--- Start Data ---

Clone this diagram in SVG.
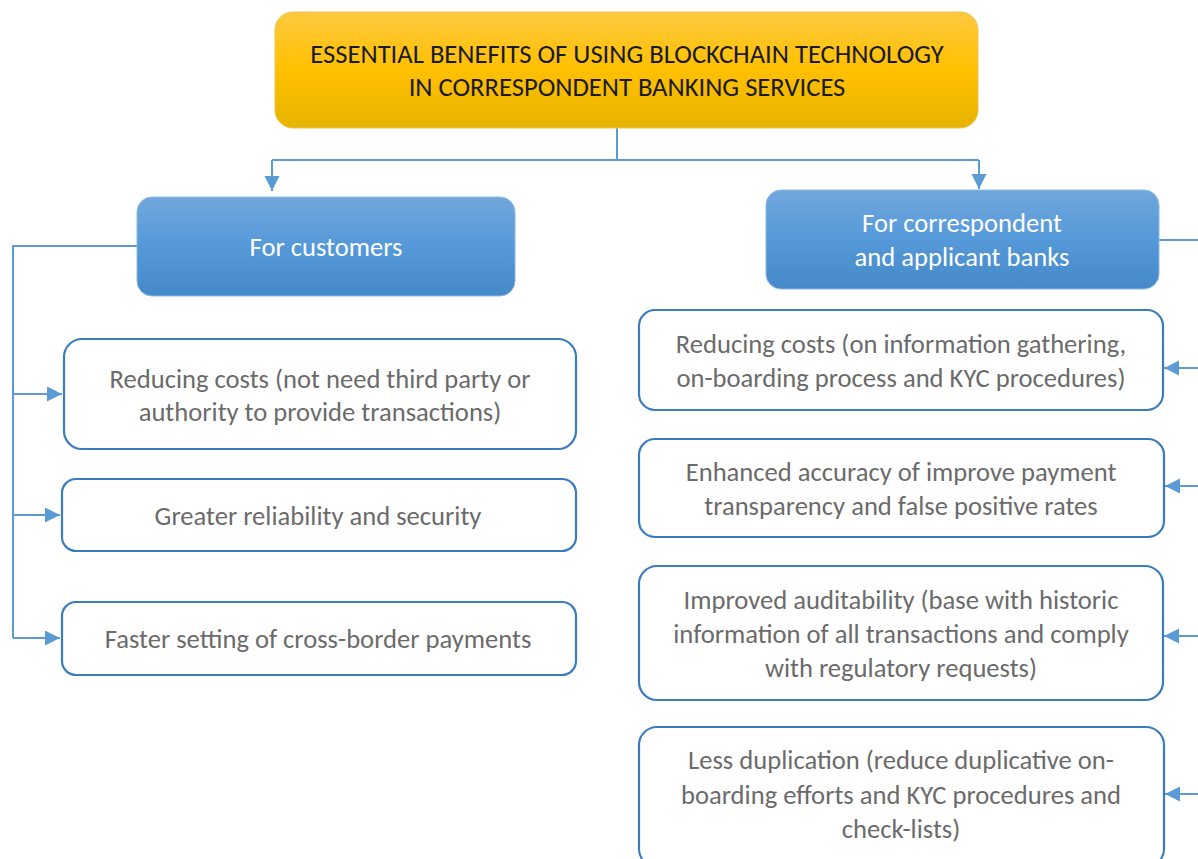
<svg xmlns="http://www.w3.org/2000/svg" width="1198" height="859" viewBox="0 0 1198 859">
<style>
.t{font-family:Carlito,Lato,"Liberation Sans",sans-serif;font-size:26.6px;text-anchor:middle}
.title{fill:#1a1a1a}
.head{fill:#ffffff}
.item{fill:#6b6b6b}
.box{fill:#ffffff;stroke:#3a7cbf;stroke-width:2.2}
.conn{fill:none;stroke:#5b9bd5;stroke-width:2}
</style>
<defs>
<linearGradient id="gGold" x1="0" y1="0" x2="0" y2="1">
<stop offset="0" stop-color="#ffc93f"/>
<stop offset="0.5" stop-color="#ffc000"/>
<stop offset="1" stop-color="#e6b400"/>
</linearGradient>
<linearGradient id="gBlue" x1="0" y1="0" x2="0" y2="1">
<stop offset="0" stop-color="#72a7dc"/>
<stop offset="0.5" stop-color="#5599d9"/>
<stop offset="1" stop-color="#4589c9"/>
</linearGradient>
<marker id="arr" markerUnits="userSpaceOnUse" markerWidth="17" markerHeight="17" refX="15" refY="7.5" orient="auto">
<path d="M0,0 L15,7.5 L0,15 z" fill="#5b9bd5"/>
</marker>
</defs>
<g id="connectors">
<path class="conn" d="M617,128 V160"/>
<path class="conn" d="M272,160 H979"/>
<path class="conn" d="M272,160 V191" marker-end="url(#arr)"/>
<path class="conn" d="M979,160 V189" marker-end="url(#arr)"/>
<path class="conn" d="M137,246 H13 V638"/>
<path class="conn" d="M13,394 H62" marker-end="url(#arr)"/>
<path class="conn" d="M13,515 H60" marker-end="url(#arr)"/>
<path class="conn" d="M13,638 H60" marker-end="url(#arr)"/>
<path class="conn" d="M1159,240 H1200"/>
<path class="conn" d="M1200,368 H1164" marker-end="url(#arr)"/>
<path class="conn" d="M1200,486 H1165" marker-end="url(#arr)"/>
<path class="conn" d="M1200,636 H1164" marker-end="url(#arr)"/>
<path class="conn" d="M1200,794 H1165" marker-end="url(#arr)"/>
</g>
<g id="title">
<rect x="275" y="12" width="703" height="116" rx="18" fill="url(#gGold)" stroke="#f2c14e" stroke-width="1"/>
<text class="t title" x="627" y="63">ESSENTIAL BENEFITS OF USING BLOCKCHAIN TECHNOLOGY</text>
<text class="t title" x="627" y="96">IN CORRESPONDENT BANKING SERVICES</text>
</g>
<g id="customers">
<rect x="137" y="197" width="378" height="99" rx="15" fill="url(#gBlue)" stroke="#8ab8e6" stroke-width="1"/>
<text class="t head" x="326" y="256">For customers</text>
</g>
<g id="banks">
<rect x="766" y="190" width="393" height="99" rx="15" fill="url(#gBlue)" stroke="#8ab8e6" stroke-width="1"/>
<text class="t head" x="962" y="232">For correspondent</text>
<text class="t head" x="962" y="266">and applicant banks</text>
</g>
<g id="c1">
<rect class="box" x="64" y="339" width="512" height="110" rx="18"/>
<text class="t item" x="320" y="388">Reducing costs (not need third party or</text>
<text class="t item" x="320" y="421">authority to provide transactions)</text>
</g>
<g id="c2">
<rect class="box" x="62" y="479" width="514" height="72" rx="14"/>
<text class="t item" x="318" y="525">Greater reliability and security</text>
</g>
<g id="c3">
<rect class="box" x="62" y="602" width="514" height="73" rx="14"/>
<text class="t item" x="318" y="648">Faster setting of cross-border payments</text>
</g>
<g id="b1">
<rect class="box" x="639" y="310" width="524" height="100" rx="16"/>
<text class="t item" x="901" y="353">Reducing costs (on information gathering,</text>
<text class="t item" x="901" y="387">on-boarding process and KYC procedures)</text>
</g>
<g id="b2">
<rect class="box" x="639" y="439" width="525" height="98" rx="16"/>
<text class="t item" x="901" y="481">Enhanced accuracy of improve payment</text>
<text class="t item" x="901" y="515">transparency and false positive rates</text>
</g>
<g id="b3">
<rect class="box" x="639" y="566" width="524" height="134" rx="18"/>
<text class="t item" x="901" y="609">Improved auditability (base with historic</text>
<text class="t item" x="901" y="643">information of all transactions and comply</text>
<text class="t item" x="901" y="677">with regulatory requests)</text>
</g>
<g id="b4">
<rect class="box" x="639" y="727" width="525" height="140" rx="18"/>
<text class="t item" x="901" y="769">Less duplication (reduce duplicative on-</text>
<text class="t item" x="901" y="804">boarding efforts and KYC procedures and</text>
<text class="t item" x="901" y="838">check-lists)</text>
</g>
</svg>
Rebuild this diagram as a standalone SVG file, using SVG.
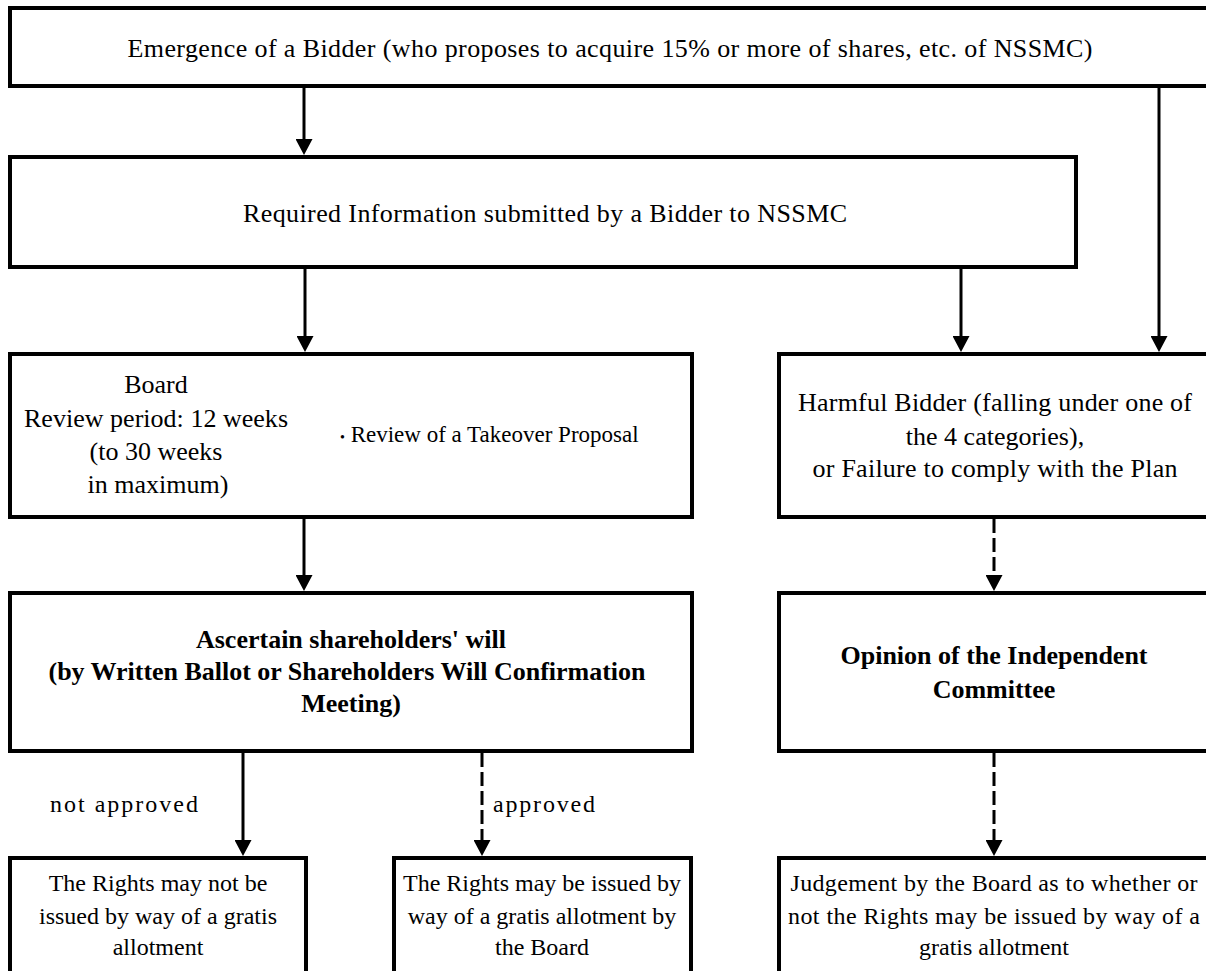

--- End Data ---

◆ Directions for this task
From the material above, reproduce everything verbatim except the pictures.

◆ Task result
Clone this diagram in SVG.
<svg xmlns="http://www.w3.org/2000/svg" width="1198" height="859" viewBox="0 0 1198 859">
<style>
.t{font-family:Carlito,Lato,"Liberation Sans",sans-serif;font-size:26.6px;text-anchor:middle}
.title{fill:#1a1a1a}
.head{fill:#ffffff}
.item{fill:#6b6b6b}
.box{fill:#ffffff;stroke:#3a7cbf;stroke-width:2.2}
.conn{fill:none;stroke:#5b9bd5;stroke-width:2}
</style>
<defs>
<linearGradient id="gGold" x1="0" y1="0" x2="0" y2="1">
<stop offset="0" stop-color="#ffc93f"/>
<stop offset="0.5" stop-color="#ffc000"/>
<stop offset="1" stop-color="#e6b400"/>
</linearGradient>
<linearGradient id="gBlue" x1="0" y1="0" x2="0" y2="1">
<stop offset="0" stop-color="#72a7dc"/>
<stop offset="0.5" stop-color="#5599d9"/>
<stop offset="1" stop-color="#4589c9"/>
</linearGradient>
<marker id="arr" markerUnits="userSpaceOnUse" markerWidth="17" markerHeight="17" refX="15" refY="7.5" orient="auto">
<path d="M0,0 L15,7.5 L0,15 z" fill="#5b9bd5"/>
</marker>
</defs>
<g id="connectors">
<path class="conn" d="M617,128 V160"/>
<path class="conn" d="M272,160 H979"/>
<path class="conn" d="M272,160 V191" marker-end="url(#arr)"/>
<path class="conn" d="M979,160 V189" marker-end="url(#arr)"/>
<path class="conn" d="M137,246 H13 V638"/>
<path class="conn" d="M13,394 H62" marker-end="url(#arr)"/>
<path class="conn" d="M13,515 H60" marker-end="url(#arr)"/>
<path class="conn" d="M13,638 H60" marker-end="url(#arr)"/>
<path class="conn" d="M1159,240 H1200"/>
<path class="conn" d="M1200,368 H1164" marker-end="url(#arr)"/>
<path class="conn" d="M1200,486 H1165" marker-end="url(#arr)"/>
<path class="conn" d="M1200,636 H1164" marker-end="url(#arr)"/>
<path class="conn" d="M1200,794 H1165" marker-end="url(#arr)"/>
</g>
<g id="title">
<rect x="275" y="12" width="703" height="116" rx="18" fill="url(#gGold)" stroke="#f2c14e" stroke-width="1"/>
<text class="t title" x="627" y="63">ESSENTIAL BENEFITS OF USING BLOCKCHAIN TECHNOLOGY</text>
<text class="t title" x="627" y="96">IN CORRESPONDENT BANKING SERVICES</text>
</g>
<g id="customers">
<rect x="137" y="197" width="378" height="99" rx="15" fill="url(#gBlue)" stroke="#8ab8e6" stroke-width="1"/>
<text class="t head" x="326" y="256">For customers</text>
</g>
<g id="banks">
<rect x="766" y="190" width="393" height="99" rx="15" fill="url(#gBlue)" stroke="#8ab8e6" stroke-width="1"/>
<text class="t head" x="962" y="232">For correspondent</text>
<text class="t head" x="962" y="266">and applicant banks</text>
</g>
<g id="c1">
<rect class="box" x="64" y="339" width="512" height="110" rx="18"/>
<text class="t item" x="320" y="388">Reducing costs (not need third party or</text>
<text class="t item" x="320" y="421">authority to provide transactions)</text>
</g>
<g id="c2">
<rect class="box" x="62" y="479" width="514" height="72" rx="14"/>
<text class="t item" x="318" y="525">Greater reliability and security</text>
</g>
<g id="c3">
<rect class="box" x="62" y="602" width="514" height="73" rx="14"/>
<text class="t item" x="318" y="648">Faster setting of cross-border payments</text>
</g>
<g id="b1">
<rect class="box" x="639" y="310" width="524" height="100" rx="16"/>
<text class="t item" x="901" y="353">Reducing costs (on information gathering,</text>
<text class="t item" x="901" y="387">on-boarding process and KYC procedures)</text>
</g>
<g id="b2">
<rect class="box" x="639" y="439" width="525" height="98" rx="16"/>
<text class="t item" x="901" y="481">Enhanced accuracy of improve payment</text>
<text class="t item" x="901" y="515">transparency and false positive rates</text>
</g>
<g id="b3">
<rect class="box" x="639" y="566" width="524" height="134" rx="18"/>
<text class="t item" x="901" y="609">Improved auditability (base with historic</text>
<text class="t item" x="901" y="643">information of all transactions and comply</text>
<text class="t item" x="901" y="677">with regulatory requests)</text>
</g>
<g id="b4">
<rect class="box" x="639" y="727" width="525" height="140" rx="18"/>
<text class="t item" x="901" y="769">Less duplication (reduce duplicative on-</text>
<text class="t item" x="901" y="804">boarding efforts and KYC procedures and</text>
<text class="t item" x="901" y="838">check-lists)</text>
</g>
</svg>
Rebuild this diagram as a standalone SVG file, using SVG.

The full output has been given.